Es ist einiges los in Katar. Nebenan ist der König mit über neunzig Jahren gestorben. Das scheint ein Ereignis von immenser Wichtigkeit zu sein. Nicht nur hier, sondern auch in Großbritannien, was dort teilweise kritisch gesehen wird. Hatten die Briten beispielsweise auch für Francois Mitterand oder Willy Brandt, immerhin Nobelpreisträger, bei dessen Tod die Flaggen auf Halbmast gesetzt? Ich weiß es nicht. Fände ich aber interessant zu wissen. Werden sie es gar für Fidel Castro tun? Auf Kuba dürfen Frauen natürlich am Lenkrad eines PKW sitzen, ohne dafür belangt zu werden. Saudi-Arabien ist hingegen bekanntlich einer der Staaten, der nicht nur in Sachen Frauenrechte ganz hinten anzutreffen ist.


Der Nachfolger des toten Königs wurde schnell gefunden. Der nächste Greis ist an der Macht. Der bringt es auf 79 Jahre und ist durch einen Schlaganfall aus dem letzten Jahr sichtlich angeschlagen. Interessant sind dabei zwei weitere Punkte. Eine saudische Flagge wird niemals auf Halbmast gesetzt, da immer auch das islamische Glaubensbekenntnis auf dieser abgebildet ist. Und noch einmal zurück zu den Briten. Die lagen vor fünfzig Jahren mit den Saudis ordentlich im Clinch. Der Grund ist natürlich ein ökonomischer. Die britischen Ölfirmen (BP) hatten beste Verbindungen zu den Vereinigten Arabischen Emiraten (VAE), die amerikanischen zu den Saudis.

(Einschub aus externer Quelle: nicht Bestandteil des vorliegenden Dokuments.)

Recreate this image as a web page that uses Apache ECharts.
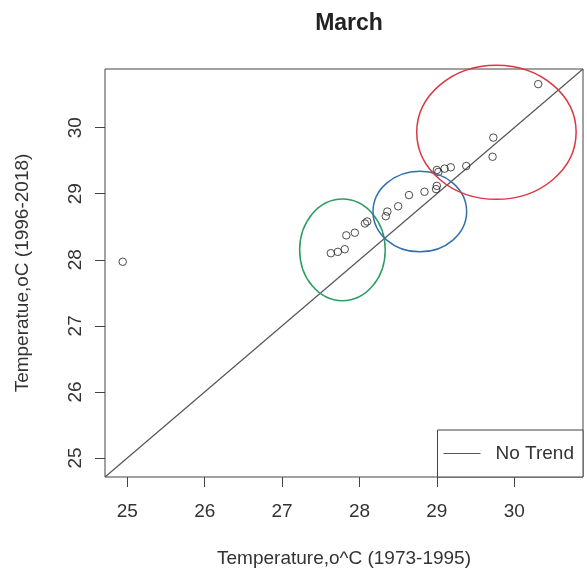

Den Refrain des Karnevalliedes der Höhner habe ich mir erlaubt, ein wenig zu ändern. Der neue König ist also schon da. Die Karawane kann weiterziehen. Abdullah ibn Abd al-Aziz Al Saʿud starb an einer Lungenentzündung wie auch sein Vorgänger. Mit der Lunge ist also auf der Halbinsel nicht zu spaßen und auch ich liege hustend mit Fieber in einem abgedunkelten Raum. Allerdings rechne ich nicht mit meinem baldigen Ableben. Das wird sich wieder einrenken.


Der Zufall wollte es, dass gestern Saudi-Arabien auf Deutschland bei der Handball-WM traf. Ebenso wie die deutsche Auswahl darf das Königreich nur aufgrund einer sehr umstrittenen Wildcard teilnehmen. Der Hintergrund ist, dass die eigentlich qualifizierten Bahrain und Vereinigten Arabischen Emirate aus politischen Gründen zurückzogen. Politische Gründe? Um es mal so zu sagen: Katar gilt als Förderer der muslimischen Brüderschaft in diversen Staaten. Bahrain und die VAE bekämpfen diese.


Es ergab sich folglich die Chance, zwei Wildcards zu verteilen. Island bekam eine, die man damit begründete, dass deren Mannschaft nur knapp an der Qualifikation gescheitert war, also aus Leistungsgründen. Bei Saudi-Arabien kann davon keine Rede sein. Der Vizemeister Asiens ist Südkorea. Die Saudis stellen eine dritt- oder viertklassige Mannschaft, die bei so einem Turnier nichts zu suchen hat. Doch scheinbar wollte man dem großen Nachbar aus strategischen Gründen beim Turnier unbedingt dabei haben. So funktioniert also die Wildcard-Vergabe beim IHF, dem Welthandballverband.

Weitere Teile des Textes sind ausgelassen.